Animal rights protesters were escorted off company premises by police after they climbed a fence and shouted slogans through a loud hailer to staff.

Fourteen members of the pressure group Stop Huntingdon Animal Cruelty peacefully left the site at Littlemore, Oxford.

Protestors attach their banner to the gates at Littlemore

They continued their demonstration outside the gates of the Yamanouchi Research Institute, a Japanese pharmaceutical firm, which the activists claim has links to the animal testing group Huntingdon Life Sciences.

Protester Dawn Gifford shouted on a loud hailer from outside the gates: "We don't want your blood money here. Take your blood money and go home."

SHAC claims that in 1997 the firm, which is based in in Sandford Road, Littlemore, commissioned Huntingdon Life Sciences to experiment on 37 beagles to test a drug that helps bones mend.

Although the experiment was cancelled, SHAC says the research institute still has links to the animal testers because it has not responded.

Ms Gifford, a spokesman for the activists said: "This is the start of an intensive campaign against Yamanouchi. We will be going out to Japan to demonstrate there. We are saying wherever you go we will follow. We will name and shame them."

A spokesman for the firm said the Littlemore site had no links with Huntingdon Life Sciences but would not comment on whether its parent company Yamanouchi did.

A Yamanouchi statement said: "There are strict rules governing the use of laboratory animals in the UK. We deplore any abuses of these standards.
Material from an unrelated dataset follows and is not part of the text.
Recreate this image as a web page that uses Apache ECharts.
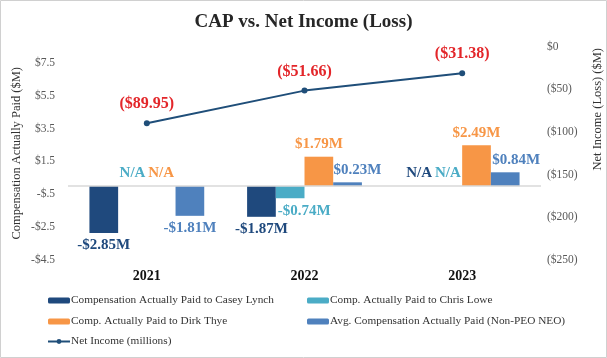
<!DOCTYPE html>
<html><head><meta charset="utf-8">
<script src="https://cdn.jsdelivr.net/npm/echarts@6/dist/echarts.min.js"></script>
<style>html,body{margin:0;padding:0;background:#fff}#c{width:607px;height:358px}</style>
</head><body><div id="c"></div>
<script>
const years = ['2021', '2022', '2023'];
const caseyLynch = [-2.85, -1.87, null];
const chrisLowe = [null, -0.74, null];
const dirkThye = [null, 1.79, 2.49];
const avgNonPeo = [-1.81, 0.23, 0.84];
const netIncome = [-89.95, -51.66, -31.38];
const leftTicks = [-4.5, -2.5, -0.5, 1.5, 3.5, 5.5, 7.5];
const rightTicks = [-250, -200, -150, -100, -50, 0];

const FONT = '"Liberation Serif", "Times New Roman", serif';
const colors = {casey: '#1f497d', chris: '#4bacc6', dirk: '#f79646', avg: '#4f81bd', line: '#1f4e79', red: '#e3262a'};
const labelShift = {chris: [0, 14, 0], avg: [0, 10, 11]};
const names = {
  casey: 'Compensation Actually Paid to Casey Lynch',
  chris: 'Comp. Actually Paid to Chris Lowe',
  dirk: 'Comp. Actually Paid to Dirk Thye',
  avg: 'Avg. Compensation Actually Paid (Non-PEO NEO)',
  net: 'Net Income (millions)'
};

function money(v) {
  const a = Math.abs(v).toFixed(2);
  return (v < 0 ? '-$' : '$') + a + 'M';
}
function buildData(arr, color, shift) {
  return arr.map((v, i) => {
    const off = shift ? [shift[i], 0] : [0, 0];
    if (v === null) {
      return {value: 0, label: {show: true, position: 'top', formatter: 'N/A', color: color, offset: [0, 0]}};
    }
    return {value: v, label: {show: true, position: v < 0 ? 'bottom' : 'top', formatter: money(v), color: color, offset: off}};
  });
}
function leftFmt(v) {
  if (!leftTicks.some(t => Math.abs(t - v) < 1e-6)) return '';
  const a = Math.abs(v);
  const s = (a < 1 ? String(a).replace(/^0/, '') : String(a));
  return (v < 0 ? '-$' : '$') + s;
}
function rightFmt(v) {
  if (v === 0) return '$0';
  return '($' + Math.abs(v) + ')';
}
const barLabel = {fontFamily: FONT, fontSize: 15, fontWeight: 'bold', distance: 5};
function barSeries(name, arr, color, shift) {
  return {
    name: name, type: 'bar', yAxisIndex: 0, barWidth: 28.7, barGap: '0%',
    itemStyle: {color: color},
    label: Object.assign({show: true}, barLabel),
    data: buildData(arr, color, shift)
  };
}
function legendAt(name, left, top) {
  return {orient: 'horizontal', left: left, top: top, itemWidth: 22, itemHeight: 6, padding: 0,
    textStyle: {fontFamily: FONT, fontSize: 11.3, color: '#333', padding: [0, 0, 0, -4]}, data: [name]};
}
const chart = echarts.init(document.getElementById('c'));
const s1 = barSeries(names.casey, caseyLynch, colors.casey);
s1.markLine = {silent: true, symbol: 'none', label: {show: false}, lineStyle: {color: '#d9d9d9', width: 1.5, type: 'solid'}, data: [{yAxis: 0}]};
chart.setOption({
  animation: false,
  graphic: [{type: 'rect', shape: {x: 0.5, y: 0.5, width: 606, height: 357}, style: {fill: 'none', stroke: '#d0d0d0', lineWidth: 1}, silent: true}],
  title: {text: 'CAP vs. Net Income (Loss)', left: 'center', top: 8, textStyle: {fontFamily: FONT, fontSize: 19, fontWeight: 'bold', color: '#262626'}},
  grid: {left: 68, right: 66, top: 46.5, bottom: 98, outerBoundsMode: 'none', containLabel: false},
  legend: [
    legendAt(names.casey, 48, 295),
    legendAt(names.chris, 307, 295),
    legendAt(names.dirk, 48, 316),
    legendAt(names.avg, 307, 316),
    legendAt(names.net, 47, 336)
  ],
  xAxis: {type: 'category', data: years, axisLine: {show: false, onZero: false}, axisTick: {show: false},
    axisLabel: {margin: 9, fontFamily: FONT, fontSize: 14, fontWeight: 'bold', color: '#111'}},
  yAxis: [
    {type: 'value', min: -4.5, max: 8.5, interval: 2, splitLine: {show: false}, axisLine: {show: false}, axisTick: {show: false},
     axisLabel: {showMaxLabel: false, formatter: leftFmt, fontFamily: FONT, fontSize: 11.5, color: '#595959', margin: 13},
     name: 'Compensation Actually Paid ($M)', nameLocation: 'middle', nameGap: 45, nameMoveOverlap: false,
     nameTextStyle: {fontFamily: FONT, fontSize: 12.5, color: '#333'}},
    {type: 'value', min: -250, max: 0, interval: 50, position: 'right', splitLine: {show: false}, axisLine: {show: false}, axisTick: {show: false},
     axisLabel: {formatter: rightFmt, fontFamily: FONT, fontSize: 11.5, color: '#595959', margin: 6},
     name: 'Net Income (Loss) ($M)', nameLocation: 'middle', nameGap: 50, nameMoveOverlap: false,
     nameTextStyle: {fontFamily: FONT, fontSize: 12.5, color: '#333', padding: [0, 0, 0, 88]}}
  ],
  series: [
    s1,
    barSeries(names.chris, chrisLowe, colors.chris, labelShift.chris),
    barSeries(names.dirk, dirkThye, colors.dirk),
    barSeries(names.avg, avgNonPeo, colors.avg, labelShift.avg),
    {name: names.net, type: 'line', yAxisIndex: 1, data: netIncome,
     symbol: 'circle', symbolSize: 6, itemStyle: {color: colors.line}, lineStyle: {color: colors.line, width: 2},
     label: {show: true, position: 'top', distance: 8, formatter: p => '($' + Math.abs(p.value).toFixed(2) + ')',
       fontFamily: FONT, fontSize: 16, fontWeight: 'bold', color: colors.red}}
  ]
});
</script></body></html>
We also condemn the intimidatory tactics of SHAC."

Evan Harris, the MP for Oxford West and Abingdon, later spoke in support of the company.

He said: "This sort of direct action by the animal rights extremists is unfair on the medical researchers and their families, because medical research in Britain is subject to the most stringent tests anywhere.

"We have a democratic process in this country and one doesn't have to drive out legitimate businesses."